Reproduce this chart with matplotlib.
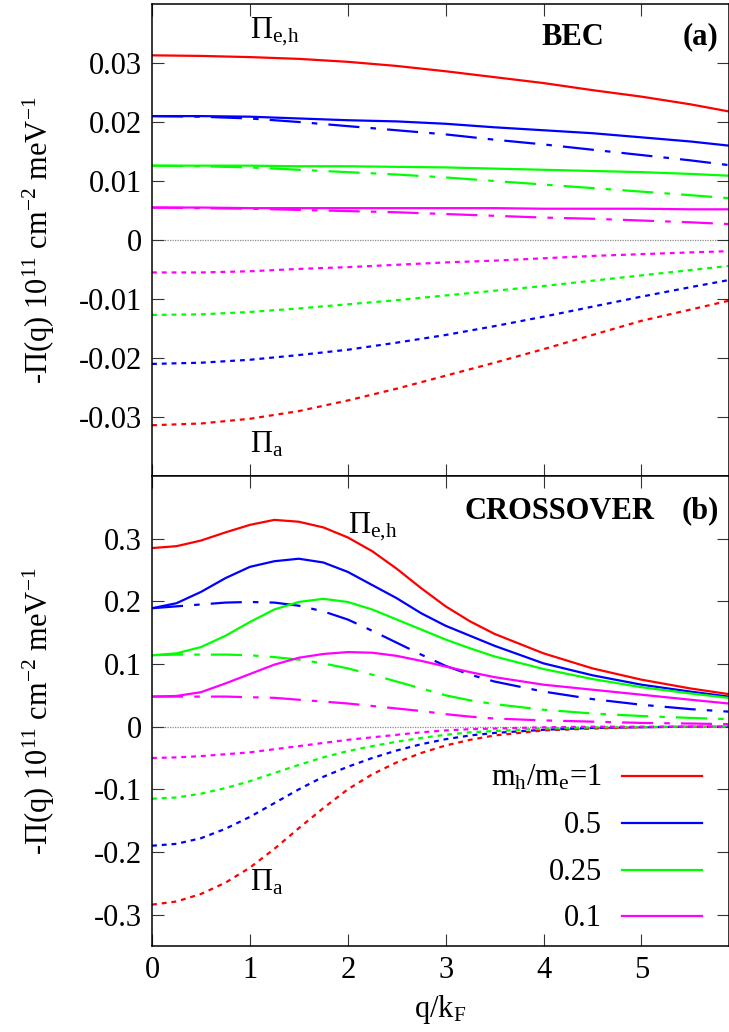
import numpy as np
import matplotlib
matplotlib.use("Agg")
import matplotlib.pyplot as plt

plt.rcParams['font.family'] = ['Liberation Serif', 'DejaVu Serif']
plt.rcParams['mathtext.fontset'] = 'custom'
plt.rcParams['mathtext.rm'] = 'Liberation Serif'
plt.rcParams['mathtext.it'] = 'Liberation Serif:italic'
plt.rcParams['mathtext.bf'] = 'Liberation Serif:bold'
plt.rcParams['axes.unicode_minus'] = False

# ---------------- data: panel (a) BEC ----------------
x_bec = [0, 0.5, 1, 1.5, 2, 2.5, 3, 3.5, 4, 4.5, 5, 5.5, 5.89]
bec_eh_1 = [0.0313, 0.0312, 0.0310, 0.0307, 0.0302, 0.0295, 0.0286, 0.0276, 0.0266, 0.0254, 0.0243, 0.0230, 0.0218]
bec_eh_05_e = [0.0210, 0.0210, 0.0209, 0.0206, 0.0203, 0.0201, 0.0197, 0.0191, 0.0186, 0.0181, 0.0174, 0.0167, 0.0160]
bec_eh_05_h = [0.0210, 0.0209, 0.0206, 0.0200, 0.0193, 0.0186, 0.0179, 0.0170, 0.0162, 0.0153, 0.0144, 0.0135, 0.0127]
bec_eh_025_e = [0.0126, 0.0126, 0.0126, 0.0125, 0.0125, 0.0124, 0.0123, 0.0121, 0.0119, 0.0117, 0.0115, 0.0112, 0.0109]
bec_eh_025_h = [0.0126, 0.0125, 0.0123, 0.0119, 0.0115, 0.0111, 0.0106, 0.0100, 0.0094, 0.0088, 0.0082, 0.0076, 0.0071]
bec_eh_01_e = [0.0055, 0.0055, 0.0054, 0.0054, 0.0054, 0.0054, 0.0054, 0.0054, 0.0053, 0.0053, 0.0053, 0.0052, 0.0052]
bec_eh_01_h = [0.0055, 0.0054, 0.0053, 0.0051, 0.0049, 0.0047, 0.0044, 0.0041, 0.0038, 0.0036, 0.0033, 0.0030, 0.0027]
bec_a_1 = [-0.0314, -0.0311, -0.0303, -0.0290, -0.0272, -0.0252, -0.0230, -0.0208, -0.0185, -0.0161, -0.0137, -0.0118, -0.0103]
bec_a_05 = [-0.0210, -0.0208, -0.0203, -0.0195, -0.0186, -0.0174, -0.0161, -0.0146, -0.0130, -0.0113, -0.0096, -0.0080, -0.0068]
bec_a_025 = [-0.0127, -0.0126, -0.0122, -0.0116, -0.0109, -0.0102, -0.0094, -0.0086, -0.0078, -0.0069, -0.0060, -0.0051, -0.0044]
bec_a_01 = [-0.0055, -0.0055, -0.0053, -0.0049, -0.0046, -0.0042, -0.0038, -0.0035, -0.0031, -0.0027, -0.0024, -0.0021, -0.0019]

# ---------------- data: panel (b) CROSSOVER ----------------
x_cr = [0, 0.25, 0.5, 0.75, 1.0, 1.25, 1.5, 1.75, 2.0, 2.25, 2.5, 2.75, 3.0, 3.25, 3.5, 4.0, 4.5, 5.0, 5.5, 5.89]
cr_eh_1 = [0.285, 0.288, 0.297, 0.310, 0.322, 0.330, 0.327, 0.318, 0.302, 0.280, 0.252, 0.221, 0.192, 0.168, 0.148, 0.117, 0.093, 0.075, 0.061, 0.052]
cr_eh_05_e = [0.189, 0.197, 0.215, 0.237, 0.255, 0.264, 0.268, 0.262, 0.247, 0.226, 0.205, 0.181, 0.161, 0.145, 0.129, 0.101, 0.082, 0.067, 0.056, 0.048]
cr_eh_05_h = [0.189, 0.192, 0.195, 0.198, 0.199, 0.198, 0.193, 0.184, 0.171, 0.153, 0.134, 0.115, 0.097, 0.083, 0.072, 0.056, 0.044, 0.035, 0.028, 0.024]
cr_eh_025_e = [0.114, 0.117, 0.127, 0.145, 0.167, 0.187, 0.199, 0.204, 0.199, 0.187, 0.171, 0.155, 0.139, 0.125, 0.112, 0.092, 0.076, 0.063, 0.053, 0.046]
cr_eh_025_h = [0.114, 0.115, 0.115, 0.115, 0.114, 0.111, 0.107, 0.101, 0.093, 0.083, 0.072, 0.061, 0.050, 0.042, 0.036, 0.027, 0.021, 0.017, 0.014, 0.012]
cr_eh_01_e = [0.048, 0.049, 0.055, 0.069, 0.084, 0.099, 0.110, 0.116, 0.119, 0.118, 0.113, 0.105, 0.096, 0.087, 0.079, 0.067, 0.059, 0.051, 0.043, 0.037]
cr_eh_01_h = [0.048, 0.048, 0.048, 0.048, 0.047, 0.046, 0.043, 0.040, 0.037, 0.033, 0.029, 0.025, 0.020, 0.016, 0.013, 0.010, 0.008, 0.006, 0.005, 0.004]
cr_a_1 = [-0.284, -0.279, -0.267, -0.249, -0.225, -0.195, -0.162, -0.130, -0.100, -0.076, -0.057, -0.042, -0.030, -0.021, -0.014, -0.006, -0.003, -0.001, 0.0, 0.0]
cr_a_05 = [-0.190, -0.187, -0.178, -0.163, -0.144, -0.122, -0.100, -0.080, -0.064, -0.050, -0.038, -0.028, -0.020, -0.014, -0.010, -0.005, -0.002, -0.001, 0.0, 0.0]
cr_a_025 = [-0.115, -0.113, -0.107, -0.098, -0.087, -0.074, -0.061, -0.049, -0.039, -0.031, -0.024, -0.018, -0.013, -0.009, -0.007, -0.003, -0.001, -0.0005, 0.0, 0.0]
cr_a_01 = [-0.050, -0.049, -0.047, -0.044, -0.041, -0.036, -0.031, -0.026, -0.021, -0.017, -0.013, -0.009, -0.006, -0.004, -0.003, -0.001, 0.0, 0.0, 0.0, 0.0]

legend_labels = [r'm$_\mathrm{h}$/m$_\mathrm{e}$=1', '0.5', '0.25', '0.1']
colors = ['#ff0000', '#0000ff', '#00ff00', '#ff00ff']

yticks_a = [-0.03, -0.02, -0.01, 0, 0.01, 0.02, 0.03]
ytick_labels_a = ['-0.03', '-0.02', '-0.01', '0', '0.01', '0.02', '0.03']
yticks_b = [-0.3, -0.2, -0.1, 0, 0.1, 0.2, 0.3]
ytick_labels_b = ['-0.3', '-0.2', '-0.1', '0', '0.1', '0.2', '0.3']
xticks = [0, 1, 2, 3, 4, 5]

# ---------------- figure ----------------
W, H = 729, 1032
fig = plt.figure(figsize=(W / 100, H / 100), dpi=100)
left = 152 / W
width = (728.5 - 152) / W
ax1 = fig.add_axes([left, 1 - 476 / H, width, 472 / H])
ax2 = fig.add_axes([left, 1 - 946 / H, width, 470 / H], sharex=ax1)

LW = 1.6
SOLID = '-'
DASHDOT = (0, (14, 5, 2.5, 5))
DOT = (0, (2.2, 2.2))
FS = 22

def style_axes(ax, yticks, ylabels, ylim):
    ax.set_xlim(0, 5.89)
    ax.set_ylim(*ylim)
    ax.set_yticks(yticks)
    ax.set_yticklabels(ylabels)
    ax.set_xticks(xticks)
    ax.tick_params(direction='in', length=8.5, width=0.8, top=True, right=True,
                   labelsize=FS, pad=7, color='#333333')
    for s in ax.spines.values():
        s.set_linewidth(1.1)
    ax.axhline(0, color='#888888', lw=0.9, ls=(0, (1, 1)), zorder=0)
    ax.set_ylabel(r'-$\Pi$(q) 10$^{11}$ cm$^{-2}$ meV$^{-1}$', fontsize=FS)
    ax.yaxis.set_label_coords(-0.165, 0.5)

PI_EH = r'$\Pi_{\mathrm{e{,}h}}$'
PI_A = r'$\Pi_{\mathrm{a}}$'

# panel (a)
x = np.array(x_bec)
ax1.plot(x, bec_eh_1, color=colors[0], lw=LW, ls=SOLID)
ax1.plot(x, bec_eh_05_e, color=colors[1], lw=LW, ls=SOLID)
ax1.plot(x, bec_eh_05_h, color=colors[1], lw=LW, ls=DASHDOT)
ax1.plot(x, bec_eh_025_e, color=colors[2], lw=LW, ls=SOLID)
ax1.plot(x, bec_eh_025_h, color=colors[2], lw=LW, ls=DASHDOT)
ax1.plot(x, bec_eh_01_e, color=colors[3], lw=LW, ls=SOLID)
ax1.plot(x, bec_eh_01_h, color=colors[3], lw=LW, ls=DASHDOT)
for ys, c in zip([bec_a_1, bec_a_05, bec_a_025, bec_a_01], colors):
    ax1.plot(x, ys, color=c, lw=LW, ls=DOT)
style_axes(ax1, yticks_a, ytick_labels_a, (-0.04, 0.04))
plt.setp(ax1.get_xticklabels(), visible=False)

ax1.text(1.0, 0.0342, PI_EH, fontsize=FS, ha='left', va='baseline')
ax1.text(1.0, -0.0360, PI_A, fontsize=FS, ha='left', va='baseline')
ax1.text(3.98, 0.0331, 'BEC', fontsize=FS, fontweight='bold', ha='left', va='baseline')
ax1.text(5.79, 0.0331, '(a)', fontsize=FS, fontweight='bold', ha='right', va='baseline')

# panel (b)
x = np.array(x_cr)
ax2.plot(x, cr_eh_1, color=colors[0], lw=LW, ls=SOLID)
ax2.plot(x, cr_eh_05_e, color=colors[1], lw=LW, ls=SOLID)
ax2.plot(x, cr_eh_05_h, color=colors[1], lw=LW, ls=DASHDOT)
ax2.plot(x, cr_eh_025_e, color=colors[2], lw=LW, ls=SOLID)
ax2.plot(x, cr_eh_025_h, color=colors[2], lw=LW, ls=DASHDOT)
ax2.plot(x, cr_eh_01_e, color=colors[3], lw=LW, ls=SOLID)
ax2.plot(x, cr_eh_01_h, color=colors[3], lw=LW, ls=DASHDOT)
for ys, c in zip([cr_a_1, cr_a_05, cr_a_025, cr_a_01], colors):
    ax2.plot(x, ys, color=c, lw=LW, ls=DOT)
style_axes(ax2, yticks_b, ytick_labels_b, (-0.35, 0.4))
ax2.set_xticklabels([str(t) for t in xticks])
ax2.set_xlabel(r'q/k$_\mathrm{F}$', fontsize=FS, labelpad=6)

ax2.text(2.0, 0.309, PI_EH, fontsize=FS, ha='left', va='baseline')
ax2.text(1.0, -0.261, PI_A, fontsize=FS, ha='left', va='baseline')
ax2.text(3.19, 0.332, 'CROSSOVER', fontsize=FS, fontweight='bold', ha='left', va='baseline')
ax2.text(5.79, 0.332, '(b)', fontsize=FS, fontweight='bold', ha='right', va='baseline')

# legend (manual, right-aligned labels)
row_y = [0.3617, 0.2617, 0.1617, 0.0638]
for lab, c, yy in zip(legend_labels, colors, row_y):
    ax2.plot([0.8146, 0.954], [yy, yy], color=c, lw=LW, transform=ax2.transAxes)
    ax2.text(0.78, yy - 0.021, lab, fontsize=FS, ha='right', va='baseline',
             transform=ax2.transAxes)

fig.savefig('out.png', dpi=100)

WHAT IS REQUIRED - Everything from the top line of the data down to and including the line with "plt.rcParams['axes.unicode_minus'] = False" is to be copied, except the pictures.

EXPECTED ANSWER -
Reproduce this chart with matplotlib.
import numpy as np
import matplotlib
matplotlib.use("Agg")
import matplotlib.pyplot as plt

plt.rcParams['font.family'] = ['Liberation Serif', 'DejaVu Serif']
plt.rcParams['mathtext.fontset'] = 'custom'
plt.rcParams['mathtext.rm'] = 'Liberation Serif'
plt.rcParams['mathtext.it'] = 'Liberation Serif:italic'
plt.rcParams['mathtext.bf'] = 'Liberation Serif:bold'
plt.rcParams['axes.unicode_minus'] = False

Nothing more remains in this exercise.